TASK STATEMENT
Transcribe every line from the top down to the line with "const colorDomain = [-10.22,-8,-4];", both ends included, but not the pictures.

══ SUPPLIED MATERIAL

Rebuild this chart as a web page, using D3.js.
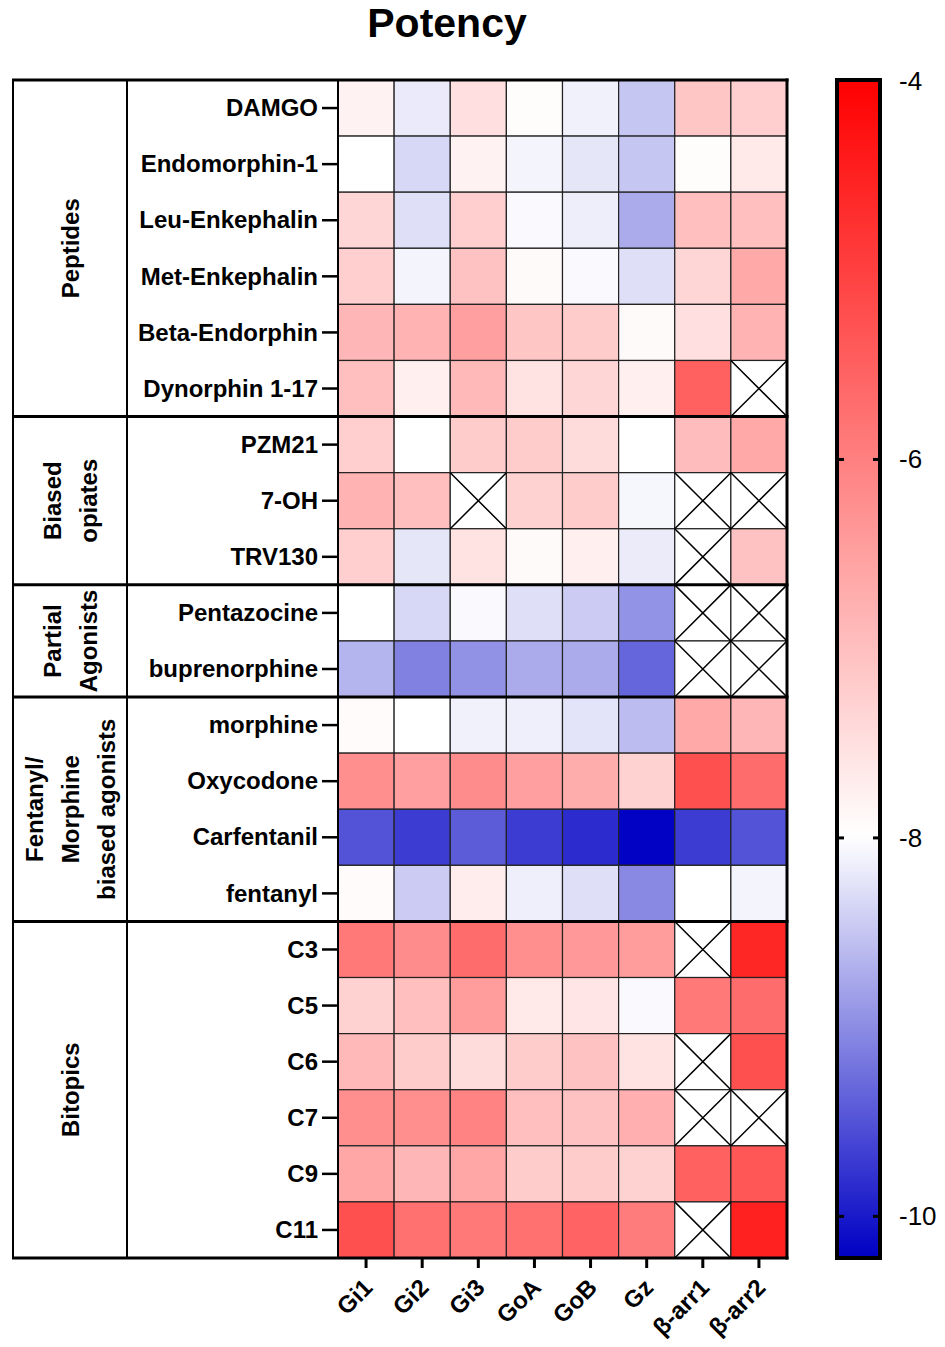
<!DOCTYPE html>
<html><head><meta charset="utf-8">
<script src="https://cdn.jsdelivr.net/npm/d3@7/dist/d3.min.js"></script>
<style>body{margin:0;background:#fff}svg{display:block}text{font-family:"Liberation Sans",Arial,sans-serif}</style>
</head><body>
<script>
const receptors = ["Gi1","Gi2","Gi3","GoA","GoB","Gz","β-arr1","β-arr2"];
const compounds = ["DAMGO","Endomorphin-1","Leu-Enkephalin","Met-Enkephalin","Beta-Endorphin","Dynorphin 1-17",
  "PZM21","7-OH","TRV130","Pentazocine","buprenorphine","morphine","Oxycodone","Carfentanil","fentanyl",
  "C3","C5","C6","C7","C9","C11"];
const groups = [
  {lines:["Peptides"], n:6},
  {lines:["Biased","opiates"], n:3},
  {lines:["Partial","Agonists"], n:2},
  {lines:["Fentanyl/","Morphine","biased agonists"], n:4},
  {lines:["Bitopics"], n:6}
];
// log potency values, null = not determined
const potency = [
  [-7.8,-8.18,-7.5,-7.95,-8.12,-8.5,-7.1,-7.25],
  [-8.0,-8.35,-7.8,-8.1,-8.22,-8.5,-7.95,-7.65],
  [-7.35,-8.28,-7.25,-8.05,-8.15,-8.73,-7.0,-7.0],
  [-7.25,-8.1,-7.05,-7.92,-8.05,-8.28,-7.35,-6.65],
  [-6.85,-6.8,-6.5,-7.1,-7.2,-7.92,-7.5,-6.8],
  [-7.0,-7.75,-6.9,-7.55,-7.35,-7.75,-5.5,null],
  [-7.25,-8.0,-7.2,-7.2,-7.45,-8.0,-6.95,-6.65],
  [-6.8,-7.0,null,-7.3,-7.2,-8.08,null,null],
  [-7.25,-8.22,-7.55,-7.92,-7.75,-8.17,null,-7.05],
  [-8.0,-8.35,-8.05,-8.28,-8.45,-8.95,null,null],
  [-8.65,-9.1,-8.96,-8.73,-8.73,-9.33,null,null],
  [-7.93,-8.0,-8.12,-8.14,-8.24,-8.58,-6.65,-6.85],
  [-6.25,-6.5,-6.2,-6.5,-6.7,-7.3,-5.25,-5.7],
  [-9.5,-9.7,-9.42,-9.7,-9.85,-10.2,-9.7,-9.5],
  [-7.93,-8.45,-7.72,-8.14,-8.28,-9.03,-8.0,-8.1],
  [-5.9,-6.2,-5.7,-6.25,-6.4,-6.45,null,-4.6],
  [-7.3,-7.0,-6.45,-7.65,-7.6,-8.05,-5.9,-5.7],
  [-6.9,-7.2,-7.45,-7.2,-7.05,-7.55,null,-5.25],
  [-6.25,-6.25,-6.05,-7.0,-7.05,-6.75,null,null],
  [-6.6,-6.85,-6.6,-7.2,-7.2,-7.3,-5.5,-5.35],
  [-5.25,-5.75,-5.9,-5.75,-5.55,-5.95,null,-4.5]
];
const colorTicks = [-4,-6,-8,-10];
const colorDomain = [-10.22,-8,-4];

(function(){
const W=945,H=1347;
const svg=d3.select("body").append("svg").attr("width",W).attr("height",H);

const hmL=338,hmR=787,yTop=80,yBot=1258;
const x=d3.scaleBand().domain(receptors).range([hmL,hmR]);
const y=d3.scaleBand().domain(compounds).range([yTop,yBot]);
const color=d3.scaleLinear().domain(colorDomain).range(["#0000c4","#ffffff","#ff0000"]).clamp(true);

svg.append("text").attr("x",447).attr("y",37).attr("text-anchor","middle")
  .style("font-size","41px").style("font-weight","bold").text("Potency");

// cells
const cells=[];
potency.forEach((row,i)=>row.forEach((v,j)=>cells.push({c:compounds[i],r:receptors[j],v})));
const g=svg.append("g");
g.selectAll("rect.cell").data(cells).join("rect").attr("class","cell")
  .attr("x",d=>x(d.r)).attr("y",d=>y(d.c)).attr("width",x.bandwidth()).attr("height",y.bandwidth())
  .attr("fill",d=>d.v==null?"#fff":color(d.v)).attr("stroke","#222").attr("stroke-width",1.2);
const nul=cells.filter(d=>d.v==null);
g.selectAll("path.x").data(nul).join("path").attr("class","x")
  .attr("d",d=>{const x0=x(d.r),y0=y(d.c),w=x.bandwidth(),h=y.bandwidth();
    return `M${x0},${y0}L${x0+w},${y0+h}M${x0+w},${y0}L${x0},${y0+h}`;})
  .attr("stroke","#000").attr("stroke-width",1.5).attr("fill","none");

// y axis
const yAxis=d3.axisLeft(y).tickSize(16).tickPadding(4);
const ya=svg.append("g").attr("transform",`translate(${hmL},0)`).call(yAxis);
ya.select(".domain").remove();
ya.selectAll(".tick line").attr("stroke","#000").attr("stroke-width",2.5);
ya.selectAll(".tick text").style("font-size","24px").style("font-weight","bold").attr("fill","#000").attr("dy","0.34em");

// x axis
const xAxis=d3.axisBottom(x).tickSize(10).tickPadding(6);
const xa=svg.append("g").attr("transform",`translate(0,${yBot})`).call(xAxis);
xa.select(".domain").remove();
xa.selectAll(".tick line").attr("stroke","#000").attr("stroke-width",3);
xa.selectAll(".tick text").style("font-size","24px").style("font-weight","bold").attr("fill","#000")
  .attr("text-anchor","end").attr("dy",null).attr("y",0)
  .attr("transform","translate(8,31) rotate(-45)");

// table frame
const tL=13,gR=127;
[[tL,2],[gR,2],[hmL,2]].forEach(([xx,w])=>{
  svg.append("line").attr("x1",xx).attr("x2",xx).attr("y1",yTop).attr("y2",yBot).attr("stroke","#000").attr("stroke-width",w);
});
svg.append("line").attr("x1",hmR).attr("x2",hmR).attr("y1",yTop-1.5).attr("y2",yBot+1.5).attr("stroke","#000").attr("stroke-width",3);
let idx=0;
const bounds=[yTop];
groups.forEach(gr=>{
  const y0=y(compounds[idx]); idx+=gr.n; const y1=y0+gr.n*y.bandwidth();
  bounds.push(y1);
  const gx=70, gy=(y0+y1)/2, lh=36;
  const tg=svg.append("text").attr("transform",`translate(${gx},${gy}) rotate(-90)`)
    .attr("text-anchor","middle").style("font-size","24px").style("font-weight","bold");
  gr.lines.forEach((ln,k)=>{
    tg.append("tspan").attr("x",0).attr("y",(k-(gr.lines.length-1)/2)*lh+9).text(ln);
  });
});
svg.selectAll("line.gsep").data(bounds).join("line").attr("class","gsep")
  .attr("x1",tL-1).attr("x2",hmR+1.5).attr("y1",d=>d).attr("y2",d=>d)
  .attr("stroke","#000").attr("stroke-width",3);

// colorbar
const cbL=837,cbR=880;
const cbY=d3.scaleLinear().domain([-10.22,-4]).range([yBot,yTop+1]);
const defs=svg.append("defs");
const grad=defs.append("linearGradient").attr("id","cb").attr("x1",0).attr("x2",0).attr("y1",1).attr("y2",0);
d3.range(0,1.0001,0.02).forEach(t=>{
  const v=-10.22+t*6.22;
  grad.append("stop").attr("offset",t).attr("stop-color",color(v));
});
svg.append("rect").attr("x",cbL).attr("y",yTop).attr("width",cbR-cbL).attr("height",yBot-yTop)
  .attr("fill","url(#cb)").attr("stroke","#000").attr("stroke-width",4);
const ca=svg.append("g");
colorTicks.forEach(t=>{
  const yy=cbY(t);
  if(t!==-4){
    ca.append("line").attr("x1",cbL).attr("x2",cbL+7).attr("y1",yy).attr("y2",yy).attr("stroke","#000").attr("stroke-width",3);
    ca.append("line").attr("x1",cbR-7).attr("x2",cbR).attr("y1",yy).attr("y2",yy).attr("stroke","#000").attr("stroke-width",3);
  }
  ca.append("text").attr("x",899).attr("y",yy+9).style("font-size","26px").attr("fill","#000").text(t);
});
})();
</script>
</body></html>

════

WORKED SOLUTION
Rebuild this chart as a web page, using D3.js.
<!DOCTYPE html>
<html><head><meta charset="utf-8">
<script src="https://cdn.jsdelivr.net/npm/d3@7/dist/d3.min.js"></script>
<style>body{margin:0;background:#fff}svg{display:block}text{font-family:"Liberation Sans",Arial,sans-serif}</style>
</head><body>
<script>
const receptors = ["Gi1","Gi2","Gi3","GoA","GoB","Gz","β-arr1","β-arr2"];
const compounds = ["DAMGO","Endomorphin-1","Leu-Enkephalin","Met-Enkephalin","Beta-Endorphin","Dynorphin 1-17",
  "PZM21","7-OH","TRV130","Pentazocine","buprenorphine","morphine","Oxycodone","Carfentanil","fentanyl",
  "C3","C5","C6","C7","C9","C11"];
const groups = [
  {lines:["Peptides"], n:6},
  {lines:["Biased","opiates"], n:3},
  {lines:["Partial","Agonists"], n:2},
  {lines:["Fentanyl/","Morphine","biased agonists"], n:4},
  {lines:["Bitopics"], n:6}
];
// log potency values, null = not determined
const potency = [
  [-7.8,-8.18,-7.5,-7.95,-8.12,-8.5,-7.1,-7.25],
  [-8.0,-8.35,-7.8,-8.1,-8.22,-8.5,-7.95,-7.65],
  [-7.35,-8.28,-7.25,-8.05,-8.15,-8.73,-7.0,-7.0],
  [-7.25,-8.1,-7.05,-7.92,-8.05,-8.28,-7.35,-6.65],
  [-6.85,-6.8,-6.5,-7.1,-7.2,-7.92,-7.5,-6.8],
  [-7.0,-7.75,-6.9,-7.55,-7.35,-7.75,-5.5,null],
  [-7.25,-8.0,-7.2,-7.2,-7.45,-8.0,-6.95,-6.65],
  [-6.8,-7.0,null,-7.3,-7.2,-8.08,null,null],
  [-7.25,-8.22,-7.55,-7.92,-7.75,-8.17,null,-7.05],
  [-8.0,-8.35,-8.05,-8.28,-8.45,-8.95,null,null],
  [-8.65,-9.1,-8.96,-8.73,-8.73,-9.33,null,null],
  [-7.93,-8.0,-8.12,-8.14,-8.24,-8.58,-6.65,-6.85],
  [-6.25,-6.5,-6.2,-6.5,-6.7,-7.3,-5.25,-5.7],
  [-9.5,-9.7,-9.42,-9.7,-9.85,-10.2,-9.7,-9.5],
  [-7.93,-8.45,-7.72,-8.14,-8.28,-9.03,-8.0,-8.1],
  [-5.9,-6.2,-5.7,-6.25,-6.4,-6.45,null,-4.6],
  [-7.3,-7.0,-6.45,-7.65,-7.6,-8.05,-5.9,-5.7],
  [-6.9,-7.2,-7.45,-7.2,-7.05,-7.55,null,-5.25],
  [-6.25,-6.25,-6.05,-7.0,-7.05,-6.75,null,null],
  [-6.6,-6.85,-6.6,-7.2,-7.2,-7.3,-5.5,-5.35],
  [-5.25,-5.75,-5.9,-5.75,-5.55,-5.95,null,-4.5]
];
const colorTicks = [-4,-6,-8,-10];
const colorDomain = [-10.22,-8,-4];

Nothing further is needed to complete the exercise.